Cold comfort at Christmas

Have your say

THE RELENTLESS focus on the threats posed by global warming has served to divert attention from the fact that, in this country at least, the biggest climatic killer by far is cold weather.

Indeed, in North Yorkshire alone over the past two years, almost a thousand winter deaths have been attributed to the cold as ever-rising fuel bills add to the financial pressures facing those struggling to heat their homes.

Against such a background, it seems – at first glance – to be madness that emergency winter fuel payments are distributed to pensioners who are in no financial difficulty whatsoever while young families with children are left to fend for themselves.

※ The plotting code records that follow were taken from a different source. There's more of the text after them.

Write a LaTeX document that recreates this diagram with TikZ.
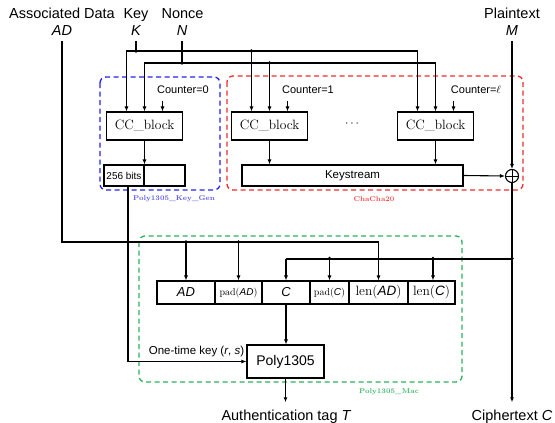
\documentclass[tikz,border=0pt]{standalone}
\usepackage{fontspec}
\newfontfamily\sansfont{Liberation Sans}
\usetikzlibrary{arrows.meta}

\definecolor{kgblue}{RGB}{35,35,235}
\definecolor{ccred}{RGB}{238,45,45}
\definecolor{macgreen}{RGB}{40,178,90}

\newcommand\vsym[1]{{\sansfont\itshape #1}}
\newcommand\fsz[1]{\fontsize{#1}{#1}\selectfont}

\begin{document}
\begin{tikzpicture}[x=1pt,y=-1pt,
  lbl/.style={font=\sansfont\fsz{14.5}, inner sep=0pt, anchor=base},
  sym/.style={lbl, inner ysep=6pt, text depth=0pt},
  blk/.style={draw, line width=1.1pt, inner sep=0pt, minimum height=28pt, minimum width=76pt, font=\fsz{13.5}},
  cell/.style={draw, line width=1.1pt, inner sep=0pt, minimum height=23pt},
  wire/.style={line width=1.1pt},
  arr/.style={wire, -{Latex[length=5pt,width=4pt]}},
  bus/.style={line width=2pt},
  dot/.style={circle, fill, inner sep=0pt, minimum size=3.6pt},
  small/.style={font=\sansfont\fsz{11}, inner sep=0pt},
  grp/.style={line width=1.3pt, rounded corners=6pt, dash pattern=on 5pt off 3.5pt},
  grptag/.style={font=\fsz{7}\bfseries, inner sep=0pt},
  xorop/.style={circle, draw, line width=1.1pt, minimum size=13pt, inner sep=0pt,
    path picture={\draw[line width=1pt]
      (path picture bounding box.north) -- (path picture bounding box.south)
      (path picture bounding box.west) -- (path picture bounding box.east);}},
]
\useasboundingbox (0,0) rectangle (555,423);

% inputs
\node[lbl] (adlab) at (62,19) {Associated Data};
\node[sym] (ad) at (62,35) {\vsym{AD}};
\node[lbl] (keylab) at (136,19) {Key};
\node[sym] (key) at (136,35) {\vsym{K}};
\node[lbl] (nlab) at (182.5,19) {Nonce};
\node[sym] (nonce) at (182,35) {\vsym{N}};
\node[lbl] (mlab) at (512,19) {Plaintext};
\node[sym] (msg) at (512,35) {\vsym{M}};

% group frames
\draw[grp, kgblue] (100,77) rectangle (220,190);
\draw[grp, ccred] (227,76) rectangle (523,190);
\draw[grp, macgreen] (139,236) rectangle (462,382);
\node[grptag, text=kgblue!75] (kgtag) at (174,199) {Poly1305\_Key\_Gen};
\node[grptag, text=ccred!85] (cctag) at (374,199) {ChaCha20};
\node[grptag, text=macgreen!90] (mactag) at (389,392) {Poly1305\_Mac};

% ChaCha20 blocks
\node[blk] (cc1) at (144.5,126) {CC\_block};
\node[blk] (cc2) at (269.5,126) {CC\_block};
\node[blk] (cc3) at (435.5,126) {CC\_block};
\node[font=\fsz{13}] (dots) at (352,124) {$\cdots$};

\node[small] (c0) at (183,90) {Counter=0};
\node[small] (c1) at (308,90) {Counter=1};
\node[small] (cl) at (476,90) {Counter=$\ell$};
\foreach \b in {cc1,cc2,cc3}
  \draw[arr] ([xshift=18pt,yshift=10pt]\b.north) -- ([xshift=18pt]\b.north);

% key distribution
\node[dot] (kj) at (136,51) {};
\node[dot] (kj2) at (251.5,51) {};
\draw[wire] (key.south) -- (kj.center);
\draw[arr] (kj.center) -| ([xshift=-18pt]cc1.north);
\draw[arr] (kj.center) -| ([xshift=-18pt]cc3.north);
\draw[arr] (kj2.center) -- (kj2.center |- cc2.north);

% nonce distribution
\node[dot] (nj) at (182,63) {};
\node[dot] (nj2) at (269.5,63) {};
\draw[wire] (nonce.south) -- (nj.center);
\draw[arr] (nj.center) -| (cc1.north);
\draw[arr] (nj.center) -| (cc3.north);
\draw[arr] (nj2.center) -- (cc2.north);

% block outputs
\node[cell, minimum width=40pt, minimum height=21pt, font=\sansfont\fsz{10}] (kbits) at (124,175.5) {256 bits};
\node[cell, minimum width=41pt, minimum height=21pt] (krest) at (164.5,175.5) {};
\draw[arr] (cc1.south) -- (cc1.south |- krest.north);

\node[cell, minimum width=221pt, minimum height=21pt, font=\sansfont\fsz{11.5}] (ks) at (352.5,175.5) {Keystream};
\draw[arr] (cc2.south) -- (cc2.south |- ks.north);
\draw[arr] (cc3.south) -- (cc3.south |- ks.north);

% encryption
\node[xorop] (xor) at (512,176) {};
\draw[arr] (ks.east) -- (xor.west);
\draw[arr] (msg.south) -- (xor.north);

\node[dot] (cj) at (512,258.5) {};
\draw[bus] (xor.south) -- (cj.center);
\node[lbl, inner ysep=7pt] (ct) at (512,420) {Ciphertext \vsym{C}};
\draw[arr] (cj.center) -- (ct.north);

% MAC input blocks
\node[cell, minimum width=58pt, font=\sansfont\itshape\fsz{13}] (adbox) at (186,292.5) {AD};
\node[cell, minimum width=47pt, font=\fsz{10}] (padad) at (238.5,292.5) {pad(\vsym{AD})};
\node[cell, minimum width=48pt, font=\sansfont\itshape\fsz{13}] (cbox) at (286,292.5) {C};
\node[cell, minimum width=39pt, font=\fsz{10}] (padc) at (329.5,292.5) {pad(\vsym{C})};
\node[cell, minimum width=59pt, font=\fsz{13.5}] (lenad) at (378.5,292.5) {len(\vsym{AD})};
\node[cell, minimum width=47pt, font=\fsz{13.5}] (lenc) at (431.5,292.5) {len(\vsym{C})};

% associated data bus
\coordinate (adbus) at (0,242);
\draw[arr] (ad.south) |- (adbus -| lenad.north) -- (lenad.north);
\node[dot] (adj1) at (adbox.north |- adbus) {};
\node[dot] (adj2) at (padad.north |- adbus) {};
\draw[arr] (adj1.center) -- (adbox.north);
\draw[arr] (adj2.center) -- (padad.north);

% ciphertext bus
\draw[bus] (cj.center) -- (cbox.north |- cj.center);
\draw[arr] (cbox.north |- cj.center) -- (cbox.north);
\node[dot] (cj1) at (padc.north |- cj.center) {};
\node[dot] (cj2) at ([xshift=1.5pt]lenc.north |- cj.center) {};
\draw[arr] (cj1.center) -- (padc.north);
\draw[arr] (cj2.center) -- (cj2.center |- lenc.north);

% Poly1305
\node[blk, minimum width=77pt, minimum height=33pt, font=\sansfont\fsz{14}] (poly) at (285.5,361.5) {Poly1305};
\draw[arr] (cbox.south) -- (cbox.south |- poly.north);
\node[lbl, inner ysep=7pt] (tag) at (286,420) {Authentication tag \vsym{T}};
\draw[arr] (poly.south) -- (poly.south |- tag.north);

\draw[arr] ([xshift=4pt]kbits.south) |- (poly.west);
\node[lbl, font=\sansfont\fsz{11.5}] (otk) at (196.5,354) {One-time key (\vsym{r}, \vsym{s})};
\end{tikzpicture}
\end{document}
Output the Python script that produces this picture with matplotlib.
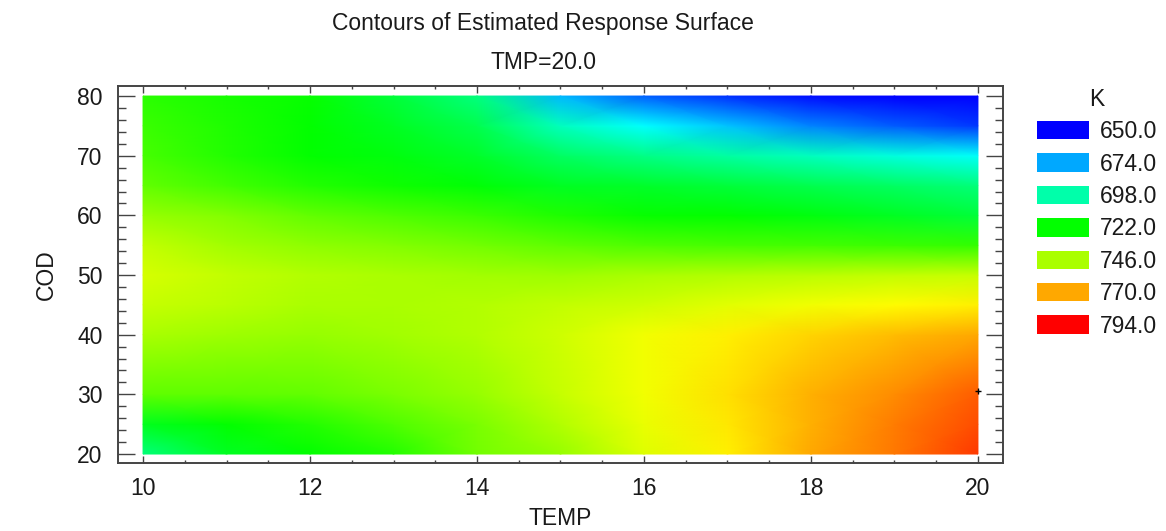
import numpy as np
import matplotlib
matplotlib.use('Agg')
import matplotlib.pyplot as plt
from matplotlib.colors import ListedColormap, Normalize, hsv_to_rgb
from matplotlib.patches import Patch
from matplotlib.ticker import MultipleLocator

plt.rcParams['font.family'] = ['Liberation Sans', 'DejaVu Sans']

# grid of the estimated response K (TMP fixed at 20.0)
temp = [10, 11, 12, 13, 14, 15, 16, 17, 18, 19, 20]
cod = [20, 25, 30, 40, 45, 50, 55, 60, 65, 70, 75, 80]

k_cod20 = [705, 717, 722, 727, 738, 743, 753, 760, 770, 777, 786]
k_cod25 = [718, 722, 727, 733, 739, 747, 755, 761, 769, 776, 783]
k_cod30 = [735, 735, 736, 739, 743, 750, 756, 762, 769, 774, 781]
k_cod40 = [746, 744, 743, 745, 747, 751, 756, 760, 764, 767, 770]
k_cod45 = [750, 748, 746, 746, 747, 749, 751, 754, 756, 758, 760]
k_cod50 = [752, 749, 747, 746, 745, 744, 746, 747, 748, 749, 750]
k_cod55 = [749, 745, 742, 740, 738, 735, 733, 732, 731, 730, 729]
k_cod60 = [743, 740, 736, 733, 730, 726, 723, 722, 720, 717, 714]
k_cod65 = [736, 731, 727, 724, 721, 717, 716, 714, 711, 708, 705]
k_cod70 = [732, 727, 722, 720, 716, 708, 703, 699, 695, 691, 687]
k_cod75 = [730, 726, 722, 717, 711, 695, 686, 678, 669, 663, 658]
k_cod80 = [728, 725, 723, 714, 704, 676, 664, 657, 652, 648, 645]

# contour levels shown in the legend
levels = [650.0, 674.0, 698.0, 722.0, 746.0, 770.0, 794.0]

# design point marked on the plot
point_temp = [20.0]
point_cod = [30.6]

k_grid = np.array([k_cod20, k_cod25, k_cod30, k_cod40, k_cod45, k_cod50,
                   k_cod55, k_cod60, k_cod65, k_cod70, k_cod75, k_cod80], dtype=float)

# hue runs from blue (lowest level) to red (highest level)
hues = np.linspace(240, 0, 256) / 360.0
cmap = ListedColormap(hsv_to_rgb(np.column_stack([hues, np.ones(256), np.ones(256)])))
norm = Normalize(vmin=levels[0], vmax=levels[-1], clip=True)

fig = plt.figure(figsize=(11.66, 5.31), dpi=100)
ax = fig.add_axes([0.1012, 0.128, 0.759, 0.710])

X, Y = np.meshgrid(temp, cod)
ax.pcolormesh(X, Y, k_grid, cmap=cmap, norm=norm, shading='gouraud')
ax.plot(point_temp, point_cod, marker='+', color='black', markersize=5, linestyle='none')

ax.set_xlim(9.70, 20.30)
ax.set_ylim(18.49, 81.68)

ax.xaxis.set_major_locator(MultipleLocator(2))
ax.xaxis.set_minor_locator(MultipleLocator(0.5))
ax.yaxis.set_major_locator(MultipleLocator(10))
ax.yaxis.set_minor_locator(MultipleLocator(2))

edge = '#444444'
for spine in ax.spines.values():
    spine.set_color(edge)
    spine.set_linewidth(1.4)

ax.tick_params(axis='both', which='both', direction='in', colors=edge,
               labelcolor='#1a1a1a', labelsize=16.5, top=True, right=True)
ax.tick_params(axis='x', which='major', length=5, width=1, pad=10)
ax.tick_params(axis='x', which='minor', length=2.5, width=1)
ax.tick_params(axis='y', which='major', length=12, width=1, pad=11)
ax.tick_params(axis='y', which='minor', length=6, width=1)

ax.set_xlabel('TEMP', fontsize=16.5, color='#1a1a1a', labelpad=5)
ax.set_ylabel('COD', fontsize=16.5, color='#1a1a1a', labelpad=14)

fig.text(0.4657, 0.955, 'Contours of Estimated Response Surface',
         ha='center', va='center', fontsize=16.5, color='#1a1a1a')
fig.text(0.4657, 0.883, 'TMP=20.0', ha='center', va='center', fontsize=16.5, color='#1a1a1a')

handles = [Patch(facecolor=cmap(norm(lv)), edgecolor='none') for lv in levels]
labels = [f'{lv:.1f}' for lv in levels]
leg = fig.legend(handles, labels, title='K', loc='upper left',
                 bbox_to_anchor=(0.8815, 0.852), frameon=False, fontsize=16.5,
                 title_fontsize=16.5, handlelength=2.25, handleheight=0.85,
                 labelspacing=0.41, handletextpad=0.5, borderaxespad=0)
for t in leg.get_texts():
    t.set_color('#1a1a1a')
leg.get_title().set_color('#1a1a1a')

fig.savefig('out.png', dpi=100)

However, as the charity, North East Energy Action, points out, means-testing winter fuel payments for the elderly would be counter-productive. As the example of the Government’s Pension Credit has shown, means-testing tends to result in a large proportion of people refusing to claim for a benefit, even though they may well be in need of it.

Instead, it would be far better for those who have no need of the £200 fuel payment to give the money to charities who have already identified the most vulnerable households, young and old, and who know where the money can be put to the best use.

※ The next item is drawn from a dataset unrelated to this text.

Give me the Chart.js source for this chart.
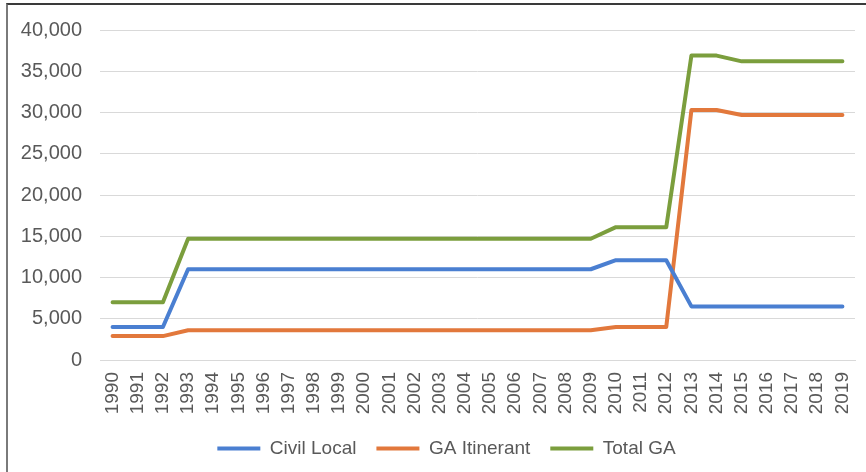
<!DOCTYPE html>
<html>
<head>
<meta charset="utf-8">
<script src="https://cdn.jsdelivr.net/npm/chart.js@4/dist/chart.umd.min.js"></script>
<style>
  html, body { margin: 0; padding: 0; background: #ffffff; }
  #wrap { position: relative; width: 866px; height: 472px; overflow: hidden; }
  #frame {
    position: absolute; left: 6px; top: 3px; right: -4px; bottom: -4px;
    border-top: 2px solid #3a3a3a; border-left: 2px solid #7a7a7a;
    pointer-events: none;
  }
</style>
</head>
<body>
<div id="wrap">
  <canvas id="chart" width="866" height="472"></canvas>
  <div id="frame"></div>
</div>
<script>
// Years on the category axis
const years = ['1990','1991','1992','1993','1994','1995','1996','1997','1998','1999',
               '2000','2001','2002','2003','2004','2005','2006','2007','2008','2009',
               '2010','2011','2012','2013','2014','2015','2016','2017','2018','2019'];

// Operations per year
const civilLocal  = [4000, 4000, 4000, 11000, 11000, 11000, 11000, 11000, 11000, 11000,
                     11000, 11000, 11000, 11000, 11000, 11000, 11000, 11000, 11000, 11000,
                     12100, 12100, 12100, 6500, 6500, 6500, 6500, 6500, 6500, 6500];
const gaItinerant = [2900, 2900, 2900, 3600, 3600, 3600, 3600, 3600, 3600, 3600,
                     3600, 3600, 3600, 3600, 3600, 3600, 3600, 3600, 3600, 3600,
                     4000, 4000, 4000, 30300, 30300, 29700, 29700, 29700, 29700, 29700];
const totalGA     = [7000, 7000, 7000, 14700, 14700, 14700, 14700, 14700, 14700, 14700,
                     14700, 14700, 14700, 14700, 14700, 14700, 14700, 14700, 14700, 14700,
                     16100, 16100, 16100, 36900, 36900, 36200, 36200, 36200, 36200, 36200];

const seriesNames = ['Civil Local', 'GA Itinerant', 'Total GA'];
const seriesColors = ['#4a7fd1', '#e2783c', '#7b9e3d'];

const textColor = '#595959';
const fontFamily = '"Liberation Sans", Arial, sans-serif';

function lineSet(label, data, color) {
  return {
    label: label,
    data: data,
    borderColor: color,
    backgroundColor: color,
    borderWidth: 4,
    borderCapStyle: 'round',
    borderJoinStyle: 'round',
    pointRadius: 0,
    pointHoverRadius: 0,
    tension: 0,
    fill: false
  };
}

// Nudge the legend row a little to the right so it sits under the plot's centre
const legendShift = {
  id: 'legendShift',
  afterLayout(chart) {
    const lg = chart.legend;
    if (lg) { lg.left += 15; lg.right += 15; }
  }
};

new Chart(document.getElementById('chart'), {
  type: 'line',
  data: {
    labels: years,
    datasets: [
      lineSet(seriesNames[0], civilLocal, seriesColors[0]),
      lineSet(seriesNames[1], gaItinerant, seriesColors[1]),
      lineSet(seriesNames[2], totalGA, seriesColors[2])
    ]
  },
  plugins: [legendShift],
  options: {
    responsive: false,
    animation: false,
    layout: { padding: { left: 8, right: 11, top: 25, bottom: 4 } },
    plugins: {
      tooltip: { enabled: false },
      title: { display: false },
      legend: {
        display: true,
        position: 'bottom',
        labels: {
          color: textColor,
          font: { family: fontFamily, size: 19 },
          boxWidth: 43,
          boxHeight: 4,
          padding: 20,
          generateLabels(chart) {
            return Chart.defaults.plugins.legend.labels.generateLabels(chart).map(item => {
              item.lineWidth = 0;
              item.strokeStyle = item.fillStyle;
              return item;
            });
          }
        }
      }
    },
    scales: {
      x: {
        offset: true,
        grid: { display: false, drawTicks: false },
        border: { display: true, color: '#d9d9d9', width: 1 },
        ticks: {
          color: textColor,
          font: { family: fontFamily, size: 19 },
          minRotation: 90,
          maxRotation: 90,
          autoSkip: false,
          padding: 12
        },
        afterFit(scale) {
          scale.height = 59;
          scale.paddingLeft = 0;
          scale.paddingRight = 0;
        }
      },
      y: {
        min: 0,
        max: 40000,
        grid: { color: '#d9d9d9', lineWidth: 1, drawTicks: false },
        border: { display: false },
        ticks: {
          stepSize: 5000,
          color: textColor,
          font: { family: fontFamily, size: 20 },
          padding: 18,
          callback: v => Number(v).toLocaleString('en-US')
        },
        afterFit(scale) { scale.width = 92; }
      }
    }
  }
});
</script>
</body>
</html>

Rather than the cumbersome and costly business of state means-testing, this would be a far more effective and efficient way of using this money wisely, although its success, of course, will depend on the goodwill of those who know that they can easily afford to go without this payment.

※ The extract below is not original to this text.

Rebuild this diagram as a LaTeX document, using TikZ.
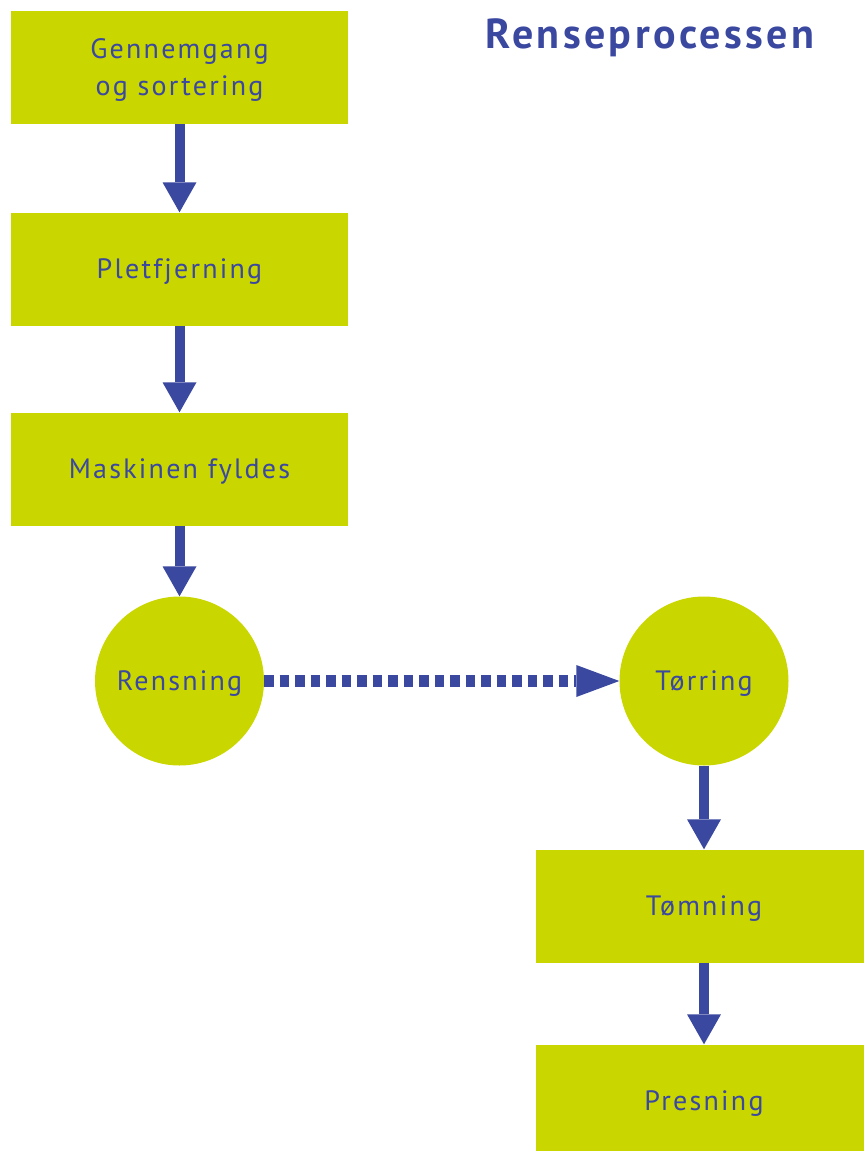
\documentclass[tikz,border=0pt]{standalone}
\usepackage{fontspec}
\setmainfont{PT Sans}[LetterSpace=8]
\usetikzlibrary{arrows.meta}
\definecolor{rlime}{RGB}{202,214,0}
\definecolor{rblue}{RGB}{58,72,160}

\begin{document}
\begin{tikzpicture}[x=1pt, y=-1pt,
    every node/.style={font=\fontsize{28}{37}\selectfont, text=rblue},
    bx/.style={rectangle, fill=rlime, minimum width=337pt, minimum height=113pt,
               inner sep=0pt, align=center, text depth=0pt},
    cr/.style={circle, fill=rlime, minimum size=169pt, inner sep=0pt,
               text depth=0pt},
    e/.style={draw=rblue, line width=10pt,
              -{Triangle[length=30pt, width=34pt, line width=0pt]}},
    ed/.style={draw=rblue, line width=12pt, dash pattern=on 9.5pt off 6pt,
               -{Triangle[length=43pt, width=32pt, line width=0pt]}},
    ttl/.style={font=\fontsize{42}{48}\selectfont\bfseries, anchor=base},
  ]
  \useasboundingbox (0,0) rectangle (864,1151);
  \node[ttl] (title) at (650, 48) {Renseprocessen};
  \node[bx] (sort) at (179.5, 67.5) {Gennemgang\\og sortering};
  \node[bx] (plet) at (179.5, 269) {Pletfjerning};
  \node[bx] (fyld) at (179.5, 469) {Maskinen fyldes};
  \node[cr] (rens) at (179.5, 681) {Rensning};
  \node[cr] (torr) at (704, 681) {Tørring};
  \node[bx] (tom) at (704, 906) {Tømning};
  \node[bx] (pres) at (704, 1101) {Presning};
  \draw[e] (sort) -- (plet);
  \draw[e] (plet) -- (fyld);
  \draw[e] (fyld) -- (rens);
  \draw[ed] (rens) -- (torr);
  \draw[e] (torr) -- (tom);
  \draw[e] (tom) -- (pres);
\end{tikzpicture}
\end{document}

However, bearing in mind not only the potential death toll, but also the cost to the NHS of emergency hospital admissions, what better way is there of demonstrating the Christmas spirit than for the comparatively well-off to redirect this money to those in the direst need?

Hidden crimes: New blow to police credibility

WHEN IT was reported last month that almost a million crimes a year had been disappearing from police statistics, so that forces could meet official targets for certain offences, it was disturbing enough.

Yet now it seems that these murky machinations may be even more worrying than suspected, as a new report claims that the perversion of figures is far more widespread than previously acknowledged and that a judicial inquiry is necessary to discover why the full extent of this manipulation has been largely hidden until now.

In his report last month, Chief Inspector of Constabulary Tom Winsor issued a damning verdict on forces afflicted by poor training, poor leadership and general incompetence. But today’s Civitas report, by former chief inspector Rodger Patrick, says that Mr Winsor has failed to appreciate the extent of the problem.

Mr Patrick says the Inspectorate has not taken into account the number of victims being rebuffed at police stations so that either no record whatsoever is made of the crime or else it is merely recorded as a “suspicious incident”.

If such manipulation is part of a deliberate policy being overseen by senior officers, then clearly it is a matter for the Home Office to investigate as quickly as possible.

However, while Theresa May’s period as Home Secretary has been characterised by her willingness to confront the police over their failings, it has also been distinguished by a dramatic reduction in crime.

Can Mrs May, then, be persuaded to grasp the nettle on this issue when the certain outcome will be a big and damaging rise in reported crime? For the sake of the police’s credibility, she must do so.

London’s limits: Potential of regional tourism

HOW MANY of the tourists who flock to London each year realise that Britain extends further than the boundaries of its capital city?

Precious few, according to the regional tourism bodies themselves, and becoming ever fewer as the Government’s cuts to tourism spending bite harder and the regions find it more and more difficult to sell themselves.

Of course, some regional organisations are faring better than others, with Welcome to Yorkshire’s hosting of the Tour de France Grand Départ generating £102m in revenue in Yorkshire alone.

Then again, not all tourism agencies have the drive and vision shown by Gary Verity and his team who have led the way in showing the potential of tourism for reviving regional economies, a clear message to those in the Treasury who believe that tourism investment is an unnecessary expense, or that the world begins and ends in London.